Turning our attention away from the upper echelons of the table and to the city of Genova - Pazzini's old stomping ground - another striker, though one formerly of Milan, is rediscovering a decisive edge, and in a relegation battle too. It's the mystifyingly much-maligned Marco Borriello.

Back at Genoa where, lest we forget, he had a reputation-establishing 2008-09 campaign, scoring 19 times only to narrowly miss out on the Capocannoniere title to Alessandro Del Piero, the 30-year-old striker, you feel, will be owed much of the credit if his team do actually manage to stay up. All but one of Borriello's 11 goals this season have helped get Genoa a result. Twelve of their 36 points [33% of their total] can be attributed to various balls flying in off his boot or his head.  

As defiant last stands go, Josip Ilicic also, if a little belatedly, woke up to the prospect of Palermo going down. After a mostly indifferent season in which he was perceived by the fans not to care and came under fire as a consequence, over the last month or so he’s appeared keen to show that, quite the contrary, he is prepared to fight and have a say on whether they survive or not.

Iliciclone, as the sublimely talented 25-year-old Slovenia international is known, whipped up a storm, making it rain, so to speak, from the end of March through April. A scorer in five consecutive games, equaling the feat Fabrizio Miccoli pulled off two seasons ago. Palermo went unbeaten in all of those matches, picking up 11 points, of which Ilicic was directly responsible for eight.
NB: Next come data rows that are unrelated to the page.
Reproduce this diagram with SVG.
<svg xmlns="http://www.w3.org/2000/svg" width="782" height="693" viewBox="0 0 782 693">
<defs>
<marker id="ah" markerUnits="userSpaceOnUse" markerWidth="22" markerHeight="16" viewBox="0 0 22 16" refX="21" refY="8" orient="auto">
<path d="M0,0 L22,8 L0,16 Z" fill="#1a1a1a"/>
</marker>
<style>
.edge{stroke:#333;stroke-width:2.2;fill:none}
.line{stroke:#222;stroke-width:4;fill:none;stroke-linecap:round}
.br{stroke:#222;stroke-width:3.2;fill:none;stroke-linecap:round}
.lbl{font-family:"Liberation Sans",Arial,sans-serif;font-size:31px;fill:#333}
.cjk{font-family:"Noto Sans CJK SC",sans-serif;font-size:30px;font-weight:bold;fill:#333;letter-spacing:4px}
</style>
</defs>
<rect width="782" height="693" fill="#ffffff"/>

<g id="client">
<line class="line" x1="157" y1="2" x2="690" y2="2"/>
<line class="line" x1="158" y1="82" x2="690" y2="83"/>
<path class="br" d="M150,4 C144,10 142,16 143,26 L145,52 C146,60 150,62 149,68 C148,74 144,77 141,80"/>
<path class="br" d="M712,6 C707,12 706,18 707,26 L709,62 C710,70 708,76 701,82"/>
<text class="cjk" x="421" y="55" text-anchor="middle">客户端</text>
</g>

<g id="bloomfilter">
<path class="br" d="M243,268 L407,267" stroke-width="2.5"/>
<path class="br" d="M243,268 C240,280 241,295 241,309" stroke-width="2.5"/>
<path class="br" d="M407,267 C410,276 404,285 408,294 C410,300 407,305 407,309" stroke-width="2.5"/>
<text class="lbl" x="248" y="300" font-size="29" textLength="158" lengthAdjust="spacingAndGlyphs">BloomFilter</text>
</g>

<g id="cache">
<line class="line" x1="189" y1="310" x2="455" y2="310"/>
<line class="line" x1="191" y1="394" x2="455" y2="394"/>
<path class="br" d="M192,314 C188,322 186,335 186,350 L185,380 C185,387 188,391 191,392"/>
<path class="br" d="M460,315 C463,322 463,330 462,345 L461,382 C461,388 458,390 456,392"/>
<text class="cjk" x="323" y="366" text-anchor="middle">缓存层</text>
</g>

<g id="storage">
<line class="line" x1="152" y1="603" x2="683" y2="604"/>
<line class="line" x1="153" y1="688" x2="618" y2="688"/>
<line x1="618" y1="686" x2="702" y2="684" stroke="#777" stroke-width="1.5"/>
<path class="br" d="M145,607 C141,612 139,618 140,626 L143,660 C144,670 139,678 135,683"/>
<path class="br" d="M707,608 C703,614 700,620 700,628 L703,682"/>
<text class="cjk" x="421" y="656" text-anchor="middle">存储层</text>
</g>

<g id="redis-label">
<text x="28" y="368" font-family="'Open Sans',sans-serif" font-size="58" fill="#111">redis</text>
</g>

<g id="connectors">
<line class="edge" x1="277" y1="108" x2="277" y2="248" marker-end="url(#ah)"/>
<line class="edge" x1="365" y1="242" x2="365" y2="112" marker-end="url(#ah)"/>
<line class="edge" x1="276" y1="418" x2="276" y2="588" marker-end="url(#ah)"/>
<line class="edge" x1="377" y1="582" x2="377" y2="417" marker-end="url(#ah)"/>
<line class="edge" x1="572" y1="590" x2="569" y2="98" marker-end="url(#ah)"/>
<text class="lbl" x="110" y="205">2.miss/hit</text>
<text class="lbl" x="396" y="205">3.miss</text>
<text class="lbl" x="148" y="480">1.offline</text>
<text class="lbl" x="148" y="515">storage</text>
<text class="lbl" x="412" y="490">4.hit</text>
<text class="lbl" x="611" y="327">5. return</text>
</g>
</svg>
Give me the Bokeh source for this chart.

It's a shame then that he picked up a knock against Inter and couldn't shake it off in time to make an impact against Juventus, where his goalscoring streak and chances of matching Şükrü Gülesin's 62-year club record of finding the net in seven straight games ended, along with Palermo's run of positive results. Last night's 3-2 defeat to Udinese makes staying up unlikely.

One hundred and eighty minutes of the season remain. A goal here can clinch or steal a place in Europe. A goal there can guarantee safety. Juventus may have wrapped up the Scudetto last weekend and Napoli a Champions League place last night, but the season isn't over yet. There's still a lot to play for.